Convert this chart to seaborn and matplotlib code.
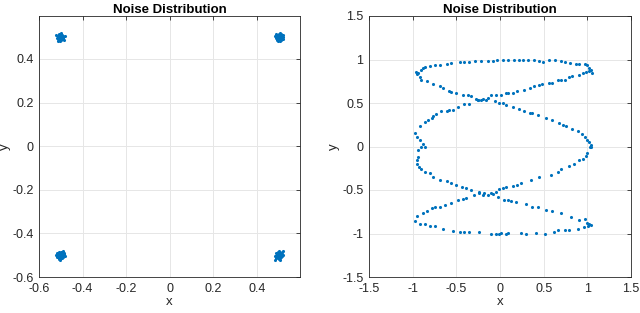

--

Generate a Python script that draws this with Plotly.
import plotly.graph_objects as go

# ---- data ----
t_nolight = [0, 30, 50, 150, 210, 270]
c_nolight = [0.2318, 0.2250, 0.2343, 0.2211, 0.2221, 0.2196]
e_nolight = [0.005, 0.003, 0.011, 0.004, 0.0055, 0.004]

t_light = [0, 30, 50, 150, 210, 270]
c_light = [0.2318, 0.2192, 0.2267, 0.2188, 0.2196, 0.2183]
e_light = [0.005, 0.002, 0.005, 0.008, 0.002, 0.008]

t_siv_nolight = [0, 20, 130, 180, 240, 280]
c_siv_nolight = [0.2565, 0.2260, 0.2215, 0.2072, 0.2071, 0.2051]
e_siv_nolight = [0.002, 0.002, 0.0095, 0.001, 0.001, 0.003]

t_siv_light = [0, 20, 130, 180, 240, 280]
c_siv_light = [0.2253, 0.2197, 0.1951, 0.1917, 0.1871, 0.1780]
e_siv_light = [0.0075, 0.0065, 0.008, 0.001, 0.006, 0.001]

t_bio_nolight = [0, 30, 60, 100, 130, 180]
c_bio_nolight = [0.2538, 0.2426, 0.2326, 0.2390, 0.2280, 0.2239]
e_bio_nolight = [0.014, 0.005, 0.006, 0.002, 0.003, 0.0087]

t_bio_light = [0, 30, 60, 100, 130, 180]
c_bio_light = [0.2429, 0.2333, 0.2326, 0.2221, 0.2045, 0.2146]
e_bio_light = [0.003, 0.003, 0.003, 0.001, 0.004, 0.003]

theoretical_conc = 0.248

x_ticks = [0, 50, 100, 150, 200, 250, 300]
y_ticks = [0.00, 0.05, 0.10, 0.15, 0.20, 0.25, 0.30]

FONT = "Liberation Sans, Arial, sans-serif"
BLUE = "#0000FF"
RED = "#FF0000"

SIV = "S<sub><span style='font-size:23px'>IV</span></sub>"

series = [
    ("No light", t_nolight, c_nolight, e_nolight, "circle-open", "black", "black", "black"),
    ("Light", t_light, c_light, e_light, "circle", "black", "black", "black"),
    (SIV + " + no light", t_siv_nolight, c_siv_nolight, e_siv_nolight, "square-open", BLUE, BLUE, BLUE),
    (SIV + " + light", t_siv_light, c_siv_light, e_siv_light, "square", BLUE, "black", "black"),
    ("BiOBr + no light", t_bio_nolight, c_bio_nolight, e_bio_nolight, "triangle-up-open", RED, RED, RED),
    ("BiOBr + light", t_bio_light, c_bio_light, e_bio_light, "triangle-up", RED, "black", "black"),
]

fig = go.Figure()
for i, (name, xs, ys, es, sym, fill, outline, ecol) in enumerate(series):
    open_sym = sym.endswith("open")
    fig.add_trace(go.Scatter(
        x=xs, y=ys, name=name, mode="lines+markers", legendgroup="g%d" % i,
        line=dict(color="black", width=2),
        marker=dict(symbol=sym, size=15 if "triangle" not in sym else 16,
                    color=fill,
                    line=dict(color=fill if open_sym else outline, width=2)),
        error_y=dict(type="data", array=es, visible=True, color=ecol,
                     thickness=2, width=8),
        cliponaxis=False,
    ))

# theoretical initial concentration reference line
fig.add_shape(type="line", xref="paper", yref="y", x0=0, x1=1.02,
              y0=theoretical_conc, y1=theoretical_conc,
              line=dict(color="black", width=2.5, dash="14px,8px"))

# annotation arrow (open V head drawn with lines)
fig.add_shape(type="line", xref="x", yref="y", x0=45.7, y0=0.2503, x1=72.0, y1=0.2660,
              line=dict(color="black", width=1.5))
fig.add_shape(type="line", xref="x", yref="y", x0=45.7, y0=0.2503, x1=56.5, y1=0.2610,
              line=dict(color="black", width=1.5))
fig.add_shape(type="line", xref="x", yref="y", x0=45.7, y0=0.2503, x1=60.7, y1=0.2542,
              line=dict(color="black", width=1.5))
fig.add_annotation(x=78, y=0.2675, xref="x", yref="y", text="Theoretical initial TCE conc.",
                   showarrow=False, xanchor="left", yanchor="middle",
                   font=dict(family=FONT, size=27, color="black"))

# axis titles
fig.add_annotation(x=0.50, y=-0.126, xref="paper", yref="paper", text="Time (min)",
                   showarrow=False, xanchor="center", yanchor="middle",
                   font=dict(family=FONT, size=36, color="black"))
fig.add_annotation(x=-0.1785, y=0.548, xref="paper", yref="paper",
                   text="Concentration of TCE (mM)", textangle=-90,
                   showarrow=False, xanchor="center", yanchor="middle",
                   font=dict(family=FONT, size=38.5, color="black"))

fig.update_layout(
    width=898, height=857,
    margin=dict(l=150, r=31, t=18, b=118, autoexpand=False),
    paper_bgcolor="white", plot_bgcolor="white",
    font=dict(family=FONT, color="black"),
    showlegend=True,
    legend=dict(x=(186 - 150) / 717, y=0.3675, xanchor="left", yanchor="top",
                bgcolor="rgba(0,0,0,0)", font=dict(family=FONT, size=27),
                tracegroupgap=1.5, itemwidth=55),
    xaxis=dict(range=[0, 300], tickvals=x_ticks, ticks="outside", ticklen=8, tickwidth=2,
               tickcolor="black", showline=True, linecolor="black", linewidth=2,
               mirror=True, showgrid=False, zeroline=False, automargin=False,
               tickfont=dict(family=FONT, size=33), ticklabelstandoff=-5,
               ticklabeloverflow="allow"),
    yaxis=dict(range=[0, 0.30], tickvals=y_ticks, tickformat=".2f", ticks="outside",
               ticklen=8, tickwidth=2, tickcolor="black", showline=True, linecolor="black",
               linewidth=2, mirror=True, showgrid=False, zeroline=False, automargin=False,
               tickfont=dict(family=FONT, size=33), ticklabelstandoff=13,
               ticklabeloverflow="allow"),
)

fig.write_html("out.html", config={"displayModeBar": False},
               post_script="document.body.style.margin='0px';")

> **GOAL**: Extract exactly the run of lines beginning at the line with "Generate a Python" and ending at the line with "import plotly.graph_objects as go", including both ends and nothing beyond them.

> **THE COMPLETED TASK**:
Generate a Python script that draws this with Plotly.
import plotly.graph_objects as go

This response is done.